A review of Understanding the Euroscepticism in Turkish Politics, by Seçkin Barış Gülmez.
This dissertation provides important insights into the discourse about European Union and European integration that has been taking place in Turkish mainstream politics since 2002. By focusing on the complex nature of Euroscepticism in Turkey and candidate countries in general, this study seeks to explain the main determinants of rising skepticism against EU accession. Consequently, it argues that Euroscepticism in candidate countries develops as a response to the EU’s both issue-specific and country-specific conditionality (p. 21).
The first chapter of the dissertation reviews the relevant literature on the attitudes of the political parties towards the EU and European integration. By analyzing the different meanings of the term across Europe, this chapter differentiates between the underlying reasons of the Euroscepticism by accession and candidate countries.
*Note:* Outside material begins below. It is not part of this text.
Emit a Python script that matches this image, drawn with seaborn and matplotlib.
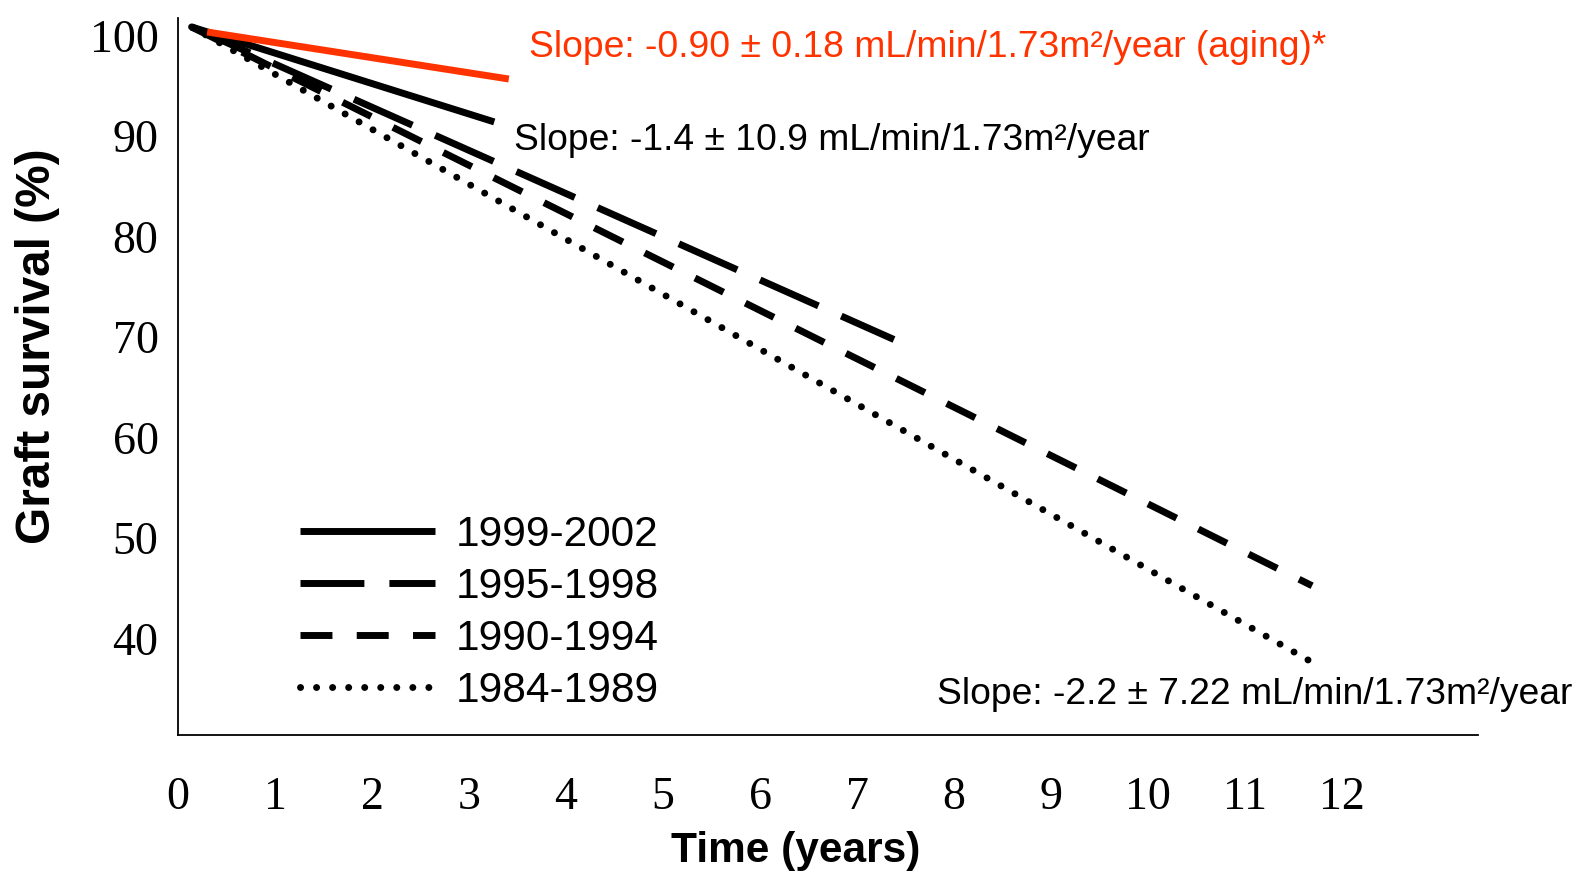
import numpy as np
import pandas as pd
import matplotlib
matplotlib.use("Agg")
import matplotlib.pyplot as plt
import seaborn as sns

# ---- data ----
cohorts = ["1999-2002", "1995-1998", "1990-1994", "1984-1989"]
years_1999_2002 = [0.14, 3.26]
surv_1999_2002 = [100.85, 91.4]
years_1995_1998 = [0.14, 7.38]
surv_1995_1998 = [100.85, 69.75]
years_1990_1994 = [0.14, 11.69]
surv_1990_1994 = [100.85, 45.25]
years_1984_1989 = [0.14, 11.66]
surv_1984_1989 = [100.85, 37.8]
years_aging = [0.30, 3.41]
surv_aging = [100.35, 95.67]

x_ticks = list(range(0, 13))
y_ticks = [40, 50, 60, 70, 80, 90, 100]

slope_aging = "Slope: -0.90 \u00b1 0.18 mL/min/1.73m\u00b2/year (aging)*"
slope_recent = "Slope: -1.4 \u00b1 10.9 mL/min/1.73m\u00b2/year"
slope_old = "Slope: -2.2 \u00b1 7.22 mL/min/1.73m\u00b2/year"

sns.set_theme(style="white")
plt.rcParams["font.family"] = ["Liberation Sans", "DejaVu Sans"]
plt.rcParams["text.color"] = "black"

W, H = 1589, 871
fig = plt.figure(figsize=(W / 100, H / 100), dpi=100)
ax = fig.add_axes([178 / W, 1 - 735 / H, 1300 / W, 717 / H])

RED = "#FF3300"
LW = 5.0
series = [
    (years_1999_2002, surv_1999_2002, cohorts[0], "-", "butt"),
    (years_1995_1998, surv_1995_1998, cohorts[1], (0, (9.2, 3.6)), "butt"),
    (years_1990_1994, surv_1990_1994, cohorts[2], (0, (4.6, 3.5)), "butt"),
    (years_1984_1989, surv_1984_1989, cohorts[3], (0, (0.01, 2.3)), "round"),
]
for xs, ys, name, ls, cap in series:
    sns.lineplot(x=xs, y=ys, ax=ax, color="black", linewidth=LW,
                 linestyle=ls, dash_capstyle=cap, solid_capstyle="butt",
                 label=name)

sns.lineplot(x=years_aging, y=surv_aging, ax=ax, color=RED, linewidth=LW,
             solid_capstyle="butt", legend=False)

ax.set_xlim(0, 13.4)
ax.set_ylim(30.4, 101.74)
ax.set_xticks(x_ticks)
ax.set_xticklabels([str(t) for t in x_ticks])
ax.set_yticks(y_ticks)
ax.set_yticklabels([str(t) for t in y_ticks])
ax.tick_params(axis="both", length=0)
ax.tick_params(axis="x", pad=30)
ax.tick_params(axis="y", pad=14)
for lab in ax.get_xticklabels() + ax.get_yticklabels():
    lab.set_fontfamily(["Liberation Serif", "DejaVu Serif"])
    lab.set_fontsize(33)
    lab.set_color("black")

for s in ["top", "right"]:
    ax.spines[s].set_visible(False)
for s in ["left", "bottom"]:
    ax.spines[s].set_visible(True)
    ax.spines[s].set_color("black")
    ax.spines[s].set_linewidth(1.3)

ax.set_xlabel("Time (years)", fontsize=30.5, fontweight="bold", color="black")
ax.set_ylabel("Graft survival (%)", fontsize=34.4, fontweight="bold", color="black")
ax.xaxis.label.set_va("center")
ax.yaxis.label.set_va("center")
ax.xaxis.set_label_coords(0.475, -0.162)
ax.yaxis.set_label_coords(-0.108, 0.5425)

ax.text(3.62, 98.8, slope_aging, color=RED, fontsize=26.8, ha="left", va="center")
ax.text(3.46, 89.6, slope_recent, color="black", fontsize=26.8, ha="left", va="center")
ax.text(7.82, 34.45, slope_old, color="black", fontsize=26.8, ha="left", va="center")

handles, labels = ax.get_legend_handles_labels()
leg = ax.legend(handles[:4], labels[:4], loc="upper left",
                bbox_to_anchor=(299.5 / W, 1 - 515 / H),
                bbox_transform=fig.transFigure, frameon=False,
                fontsize=30.5, handlelength=3.2, handletextpad=0.5,
                labelspacing=0.28, borderpad=0, borderaxespad=0)
for t in leg.get_texts():
    t.set_color("black")

fig.savefig("out.png", dpi=100, facecolor="white")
Moreover, it also provides a review of the literature on Turkish political parties and stresses and discusses that Turkey’s critical stance towards EU accession can be better explained by taking into account both domestic and EU-driven factors in combining the different approaches in the literature. The chapter suggests developing a framework that explains Euroscepticism in candidate countries by distinguishing between opposition to European integration and party opposition to the membership process (pp. 51-52).
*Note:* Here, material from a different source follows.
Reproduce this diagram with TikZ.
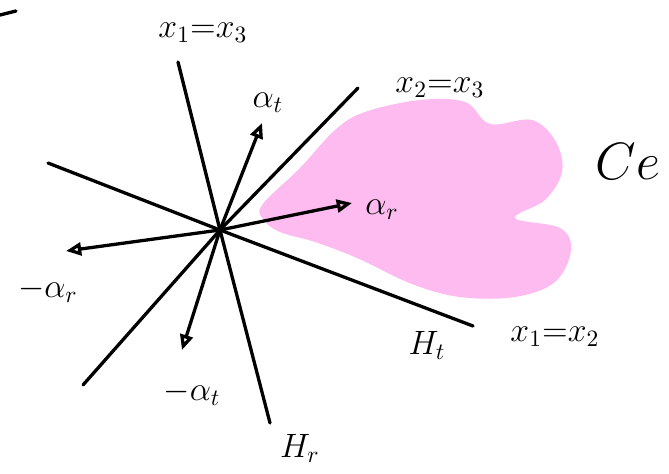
\documentclass[tikz,border=0pt]{standalone}
\usepackage{amssymb,amsmath}
\usetikzlibrary{arrows.meta}
\definecolor{chamber}{RGB}{253,187,240}

\begin{document}
\begin{tikzpicture}[x=0.03cm,y=-0.03cm,line width=2.8pt,line cap=round,line join=round]
  \tikzstyle{lbl}=[inner sep=1pt,font=\Large,scale=2]
  \tikzstyle{root}=[-{Triangle[open,length=13pt,width=11pt]}]
  \useasboundingbox (0,0) rectangle (669,473);
  % the chamber C_e
  \fill[chamber] plot[smooth cycle,tension=0.6] coordinates {(262,205) (300,168) (335,130) (365,112)
    (420,100) (465,102) (490,124) (532,120) (556,142) (562,172) (545,200) (515,218)
    (560,228) (571,250) (555,282) (515,297) (460,297) (412,284) (357,258) (315,242) (280,232) (264,220)};
  \coordinate (O) at (220,230);
  \coordinate (a) at (178,62);
  \coordinate (a') at (270,423);
  \coordinate (b) at (358,88);
  \coordinate (b') at (83,385);
  \coordinate (c) at (48,163);
  \coordinate (c') at (473,326);
  \draw (0,15) -- (16,11);
  \draw (a) -- (O) -- (a');
  \draw (b) -- (O) -- (b');
  \draw (c) -- (O) -- (c');
  % roots
  \coordinate (at) at (262,123);
  \coordinate (ar) at (352,203);
  \coordinate (mar) at (66,251);
  \coordinate (mat) at (182,350);
  \draw[root] (O) -- (at);
  \draw[root] (O) -- (ar);
  \draw[root] (O) -- (mar);
  \draw[root] (O) -- (mat);
  % labels
  \node[lbl] (l13) at (203,33) {$x_1{=}x_3$};
  \node[lbl] (l23) at (440,88) {$x_2{=}x_3$};
  \node[lbl] (l12) at (555,337) {$x_1{=}x_2$};
  \node[lbl] (Ht) at (427,345) {$H_t$};
  \node[lbl] (Hr) at (300,448) {$H_r$};
  \node[lbl] (lat) at (268,103) {$\alpha_t$};
  \node[lbl] (lar) at (382,210) {$\alpha_r$};
  \node[lbl] (lmar) at (48,290) {$-\alpha_r$};
  \node[lbl] (lmat) at (192,393) {$-\alpha_t$};
  \node[inner sep=1pt,font=\Huge,scale=1.8] (Ce) at (628,162) {$Ce$};
\end{tikzpicture}
\end{document}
Chapter 2 puts special emphasis on the changing political party attitudes in accession countries towards EU accession process. It claims that country-specific conditionality causes Euroscepticism that transcends ideological differences. This chapter gives detailed account of candidate country Euroscepticism in response to the EU’s issue-specific and country-specific conditions relying on examples from Turkey and other accession countries. In addition, the author investigates the literature in order to formulate a basic set of hypotheses on how these can be understood. The proposed hypotheses in the study suggest that party ideology explains Eurosceptic behavior in the sense that Conservative, Nationalist, and Authoritarian parties (TAN) are more likely to adopt Euroscepticism, while liberal (GAL) parties tend to support the EU membership process (p. 81). This argument is in line with Gary Mark’s explanations of Eurosceptic behavior, but the study underlines also the need to consider the EU-driven factors which are likely to diminish the explanatory power of party ideology in the accession process.
Chapter 3 presents the research design and justifies the case selections at different levels. The chapter offers explanations on the selections of particular Turkish political parties (the AKP, the CHP, the MHP and the BDP) and reform areas (minority rights, foreign land ownership, and the EU’s Cyprus conditionality). Moreover, it justifies methodological choices based on a single-case study and elite interviewing. Chapter 4 studies domestic responses in Turkey to the EU’s conditionality of minority rights and Chapter 5 discusses finding on the reform of foreign land ownership. Both chapters 4 and 5 demonstrate that in the case of issue-specific conditionality, nationalist attitudes as ideological stances cause the basis of party-based Euroscepticism. Additionally, it is demonstrated that Turkish attitudes correspond to those of political parties in other accession countries.
Chapter 6 discusses Turkey’s attitude towards the EU’s Cyprus conditionality. The chapter finds also similar reaction mechanisms in other candidate countries such as Macedonia and Croatia to extra country-specific pressures coming from the EU. The concluding chapter provides an analysis of the findings derived from the analyzed cases holding as its main argument that Turkish Euroscepticism is multi-causal and is not only based on ideological or strategic factors but it involves also a reactionary aspect.
The thesis shows that there is a need for a different analytical framework for the study of political party positions towards European Union (EU) membership in candidate countries. It demonstrates that the explanatory power of models based on Euroscepticism – defined as opposing Europe – diminishes when the focus of the study shifts from member countries to the accession countries and from a holistic view of European integration process to the particular stage of accession negotiations (p. 53). By considering the EU-driven factors, the dissertation argues that Euroscepticism in candidate countries involves domestic reactions to the EU’s conditionality on particular issues and the EU’s extra conditions towards particular countries during the accession negotiations (pp. 256-257).
In studying Euroscepticism, core ideas of strategy or ideology have often been used to ‘explain’ why things happen. However, this study shows that once one is located in a specific instance it quickly becomes apparent that there are lots of other contextual factors at play. Accordingly, it can be questioned whether the same concepts and categories that we know of from Euroscepticism in member states are applicable to the candidate countries and Turkish case. Besides focusing on the contextual nature of Euroscepticism, this dissertation contributes to the development of Euroscepticism research in suggesting that traditional categories and established theories of political party attitudes towards the EU and European integration fell short in explaining the Euroscepticism in candidate countries. This leads to the conclusion that we should supplement the traditional categories and resolve contradictions by using a contextual approach.
Department of Political Science and Public Administration
Face-to-face interviews with politicians from main political parties (AKP, MHP, CHP, BDP)
Scanned minutes from parliamentary debates (Türkiye Büyük Millet Meclisi)
Royal Holloway University of London. 2013. 320 pp. Primary Advisor: James Sloam.